Opinion: How Will Technology Change Our Kids?
Filed under: Opinions
A recent essay by Brad Stone in The New York Times ("The Children of Cyberspace: Old Fogies by Their 20s") discusses some of the ways that technology will affect children who are growing up in the digital age. Instead of tackling the subject negatively, the piece looks at technology as a fact of life. Cell phones, the Web, computers, electronic book readers -- these are all things that our kids will have in their lives, whether they -- or we -- want them or not.
In other words, the question is no longer "is technology good for kids?" but rather "how do we deal with it?"
In 20 years, or perhaps sooner, debates over whether or not children should be watching television could seem as dated as the teletype (or a fax machine). Screens will be impossible to avoid. At the recent CES (Consumer Electronics Show), the big product category was e-readers. The makers of these devices are hoping that screens will soon replace newspapers and magazines the way that Amazon's Kindle has replaced books for some early adopters. And while it is certainly true that not everyone has ditched paperbacks for a Kindle or an iPhone, kids who grow up with these devices will probably think that a screen is the same as a book.
Discussing how new technologies will affect children is further complicated by the fact that generational differences aren't what they used to be. The Times quotes Lee Rainie of the Pew Research Center as saying that, "People two, three or four years apart are having completely different experiences with technology." Consider this: if you were born in the 1970's, you remember a world without push-button phones. If you were born in the 1980's, you remember a world without the Internet. If you were born in the 1990's, you knew the world before everyone had a cell phone (what some of us refer to as "the good old days.")
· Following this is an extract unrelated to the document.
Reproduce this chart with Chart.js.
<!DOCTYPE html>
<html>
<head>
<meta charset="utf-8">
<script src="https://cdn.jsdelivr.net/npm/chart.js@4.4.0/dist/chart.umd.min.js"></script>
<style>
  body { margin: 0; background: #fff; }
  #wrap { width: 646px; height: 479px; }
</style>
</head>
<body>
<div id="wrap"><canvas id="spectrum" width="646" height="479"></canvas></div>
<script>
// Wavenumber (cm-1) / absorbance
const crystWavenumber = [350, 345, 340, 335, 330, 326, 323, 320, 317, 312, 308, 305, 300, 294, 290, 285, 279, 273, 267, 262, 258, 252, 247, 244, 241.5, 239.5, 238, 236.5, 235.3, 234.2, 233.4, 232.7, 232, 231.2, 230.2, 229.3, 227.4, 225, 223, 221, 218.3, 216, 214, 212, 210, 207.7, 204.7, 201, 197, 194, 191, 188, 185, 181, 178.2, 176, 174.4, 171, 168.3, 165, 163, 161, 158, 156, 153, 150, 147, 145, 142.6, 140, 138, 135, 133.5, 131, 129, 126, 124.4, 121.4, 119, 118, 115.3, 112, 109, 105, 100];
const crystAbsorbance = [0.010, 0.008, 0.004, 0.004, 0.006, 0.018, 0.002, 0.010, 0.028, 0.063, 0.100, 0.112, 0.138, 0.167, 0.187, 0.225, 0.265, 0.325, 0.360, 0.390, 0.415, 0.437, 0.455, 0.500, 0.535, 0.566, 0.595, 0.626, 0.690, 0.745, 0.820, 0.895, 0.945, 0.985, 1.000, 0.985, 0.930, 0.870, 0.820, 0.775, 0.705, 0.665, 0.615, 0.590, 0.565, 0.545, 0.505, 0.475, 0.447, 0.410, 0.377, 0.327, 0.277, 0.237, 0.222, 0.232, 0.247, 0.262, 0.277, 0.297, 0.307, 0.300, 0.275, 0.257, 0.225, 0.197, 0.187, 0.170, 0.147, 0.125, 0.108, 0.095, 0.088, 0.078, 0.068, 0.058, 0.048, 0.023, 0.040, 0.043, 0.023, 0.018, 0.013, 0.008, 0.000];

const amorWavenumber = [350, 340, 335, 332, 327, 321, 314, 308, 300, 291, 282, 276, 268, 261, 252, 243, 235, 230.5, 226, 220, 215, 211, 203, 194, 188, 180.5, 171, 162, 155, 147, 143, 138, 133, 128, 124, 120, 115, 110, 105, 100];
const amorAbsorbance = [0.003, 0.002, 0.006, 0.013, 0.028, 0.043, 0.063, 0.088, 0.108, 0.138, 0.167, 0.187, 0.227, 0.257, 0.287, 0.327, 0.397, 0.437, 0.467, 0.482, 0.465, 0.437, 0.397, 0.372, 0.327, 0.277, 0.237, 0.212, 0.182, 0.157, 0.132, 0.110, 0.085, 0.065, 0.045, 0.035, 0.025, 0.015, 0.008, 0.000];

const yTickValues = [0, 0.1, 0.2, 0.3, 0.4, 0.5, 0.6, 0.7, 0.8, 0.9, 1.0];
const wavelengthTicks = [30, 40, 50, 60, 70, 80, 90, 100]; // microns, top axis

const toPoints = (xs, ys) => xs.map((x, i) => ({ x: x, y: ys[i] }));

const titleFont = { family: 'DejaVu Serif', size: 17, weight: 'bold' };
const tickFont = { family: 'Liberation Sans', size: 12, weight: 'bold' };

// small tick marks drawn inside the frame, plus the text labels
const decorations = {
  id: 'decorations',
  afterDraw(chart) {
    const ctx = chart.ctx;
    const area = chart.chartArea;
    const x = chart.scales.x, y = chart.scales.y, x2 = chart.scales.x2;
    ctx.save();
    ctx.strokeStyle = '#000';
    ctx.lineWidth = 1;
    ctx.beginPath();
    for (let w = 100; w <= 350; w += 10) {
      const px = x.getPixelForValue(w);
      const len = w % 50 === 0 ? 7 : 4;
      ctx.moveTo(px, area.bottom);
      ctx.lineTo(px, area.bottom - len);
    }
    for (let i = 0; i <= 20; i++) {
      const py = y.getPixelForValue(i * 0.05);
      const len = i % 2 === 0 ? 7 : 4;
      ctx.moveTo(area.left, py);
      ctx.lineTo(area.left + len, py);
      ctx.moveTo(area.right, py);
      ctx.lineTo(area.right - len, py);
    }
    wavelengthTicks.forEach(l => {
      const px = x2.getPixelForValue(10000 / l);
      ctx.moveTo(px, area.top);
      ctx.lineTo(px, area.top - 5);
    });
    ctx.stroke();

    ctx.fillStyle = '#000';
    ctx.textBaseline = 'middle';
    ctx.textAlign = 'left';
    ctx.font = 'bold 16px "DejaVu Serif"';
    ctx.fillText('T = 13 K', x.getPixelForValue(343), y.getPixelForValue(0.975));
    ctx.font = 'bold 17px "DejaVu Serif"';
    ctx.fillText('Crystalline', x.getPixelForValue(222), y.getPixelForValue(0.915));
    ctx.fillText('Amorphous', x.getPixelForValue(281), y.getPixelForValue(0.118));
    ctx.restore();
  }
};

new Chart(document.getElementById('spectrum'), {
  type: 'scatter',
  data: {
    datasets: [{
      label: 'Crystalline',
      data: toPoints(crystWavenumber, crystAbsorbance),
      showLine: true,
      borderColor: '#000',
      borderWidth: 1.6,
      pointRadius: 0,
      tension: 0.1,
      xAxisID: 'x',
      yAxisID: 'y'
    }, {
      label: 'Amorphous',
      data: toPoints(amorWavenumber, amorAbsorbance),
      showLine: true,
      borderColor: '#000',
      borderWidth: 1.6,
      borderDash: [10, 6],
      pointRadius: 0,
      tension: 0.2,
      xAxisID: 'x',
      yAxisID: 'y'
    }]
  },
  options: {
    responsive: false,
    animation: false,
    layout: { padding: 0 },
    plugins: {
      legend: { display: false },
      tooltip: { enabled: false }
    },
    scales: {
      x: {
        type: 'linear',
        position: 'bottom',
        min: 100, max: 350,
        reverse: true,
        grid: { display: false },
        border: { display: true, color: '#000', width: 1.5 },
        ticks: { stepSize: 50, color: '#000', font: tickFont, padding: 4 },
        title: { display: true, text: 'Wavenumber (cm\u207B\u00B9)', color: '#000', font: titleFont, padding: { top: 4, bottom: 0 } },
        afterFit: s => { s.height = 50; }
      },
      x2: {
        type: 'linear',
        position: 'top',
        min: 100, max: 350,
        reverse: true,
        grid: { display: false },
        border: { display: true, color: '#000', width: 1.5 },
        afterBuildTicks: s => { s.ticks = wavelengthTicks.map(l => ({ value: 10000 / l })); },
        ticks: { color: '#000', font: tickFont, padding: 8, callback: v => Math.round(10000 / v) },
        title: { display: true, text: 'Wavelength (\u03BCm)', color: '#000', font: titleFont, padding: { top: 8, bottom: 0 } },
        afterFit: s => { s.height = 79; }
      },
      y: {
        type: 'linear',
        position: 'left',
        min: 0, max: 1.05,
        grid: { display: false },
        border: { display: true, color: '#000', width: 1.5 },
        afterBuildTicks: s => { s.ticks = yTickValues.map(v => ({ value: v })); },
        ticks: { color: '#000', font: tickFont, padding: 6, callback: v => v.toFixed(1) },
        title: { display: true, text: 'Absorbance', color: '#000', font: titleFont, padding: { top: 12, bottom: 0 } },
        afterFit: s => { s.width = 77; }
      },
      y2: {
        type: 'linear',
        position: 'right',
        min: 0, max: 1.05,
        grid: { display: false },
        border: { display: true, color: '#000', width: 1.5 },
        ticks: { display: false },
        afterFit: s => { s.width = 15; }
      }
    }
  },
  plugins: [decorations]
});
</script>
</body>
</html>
Now let's stop going by decades and go just a few years at a time. A child born in the year 2000 knew a time when only businesspeople had BlackBerrys. A child born in the year 2002 knew a world before Facebook, Twitter and Skype. And a child born today will know a world in which everyone is constantly connected, privacy means not allowing anyone except your Facebook friends to see your personal photos, and the preferred method of quick communication is a text message.
A child born five years from now? Who knows what the world will be like by then.
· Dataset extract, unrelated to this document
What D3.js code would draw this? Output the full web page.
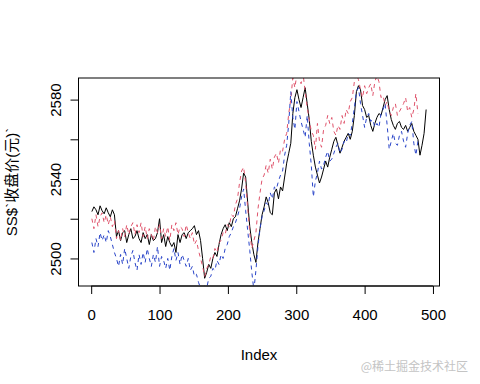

As parents, we need to move past the argument about whether or not all of this technology is a good thing or a bad thing and accept that it is happening. At some point, parents who don't let their children watch television or use a computer will be putting those kids at a disadvantage. More and more aspects of life will become digitized, and anyone who refuses to do their banking online because they don't trust the process will find themselves keeping their money under a mattress.
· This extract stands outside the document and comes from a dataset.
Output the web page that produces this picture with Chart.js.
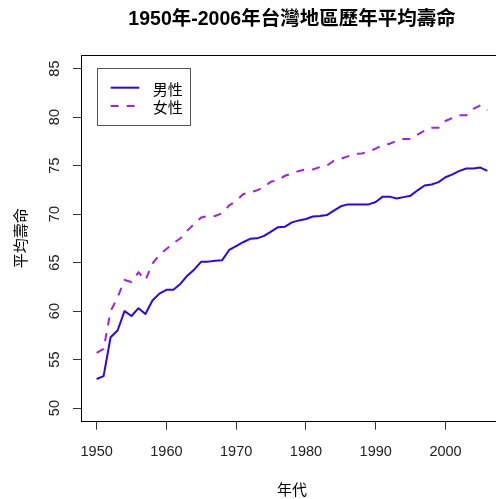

In the Times, Stone writes, "My daughter's worldview and life will be shaped in very deliberate ways by technologies like the Kindle and the new magical high-tech gadgets coming out this year ... She'll see the world a lot differently from her parents." That's true in a way. But we can still teach our kids the values that we believe are important. Technology is first and foremost a tool. Just because your child can do a Skype video chat with your friend who lives across town doesn't mean that, as parents, we shouldn't encourage them to interact with that person IRL -- in real life.
No matter how many hours a day our children end up spending in front of a screen, our job as parents remains the same. Talk to them. Teach them right from wrong. Maybe in return they can teach you how to download books to your new e-reader.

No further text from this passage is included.